Achieving differential privacy for $k$-nearest neighbors based outlier detection by data partitioning
This addresses privacy concerns for outlier detection in sensitive domains, but it is incremental as it adapts an existing method with a new privacy mechanism.
The paper tackled the problem of ensuring differential privacy for k-nearest neighbors outlier detection on sensitive data, achieving ε-DP with nearly optimal performance compared to non-private versions on real-world datasets.

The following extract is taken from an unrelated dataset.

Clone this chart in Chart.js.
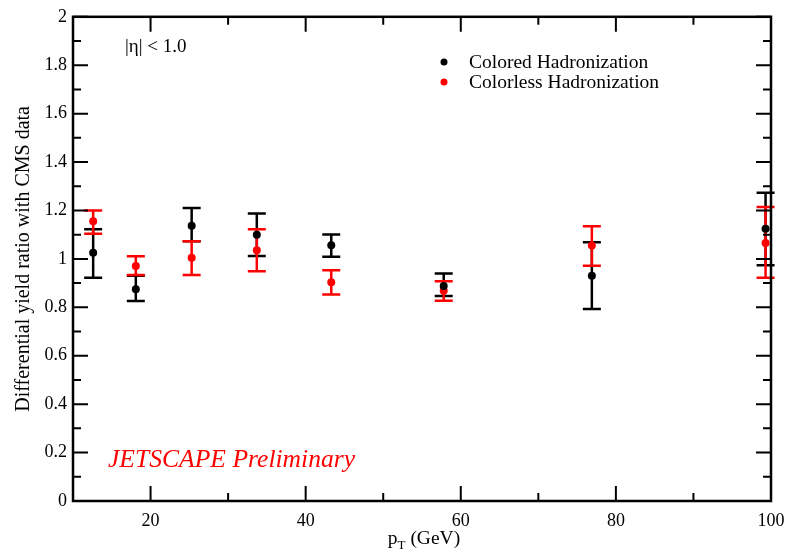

When applying outlier detection in settings where data is sensitive, mechanisms which guarantee the privacy of the underlying data are needed. The $k$-nearest neighbors ($k$-NN) algorithm is a simple and one of the most effective methods for outlier detection. So far, there have been no attempts made to develop a differentially private ($ε$-DP) approach for $k$-NN based outlier detection. Existing approaches often relax the notion of $ε$-DP and employ other methods than $k$-NN. We propose a method for $k$-NN based outlier detection by separating the procedure into a fitting step on reference inlier data and then apply the outlier classifier to new data. We achieve $ε$-DP for both the fitting algorithm and the outlier classifier with respect to the reference data by partitioning the dataset into a uniform grid, which yields low global sensitivity. Our approach yields nearly optimal performance on real-world data with varying dimensions when compared to the non-private versions of $k$-NN.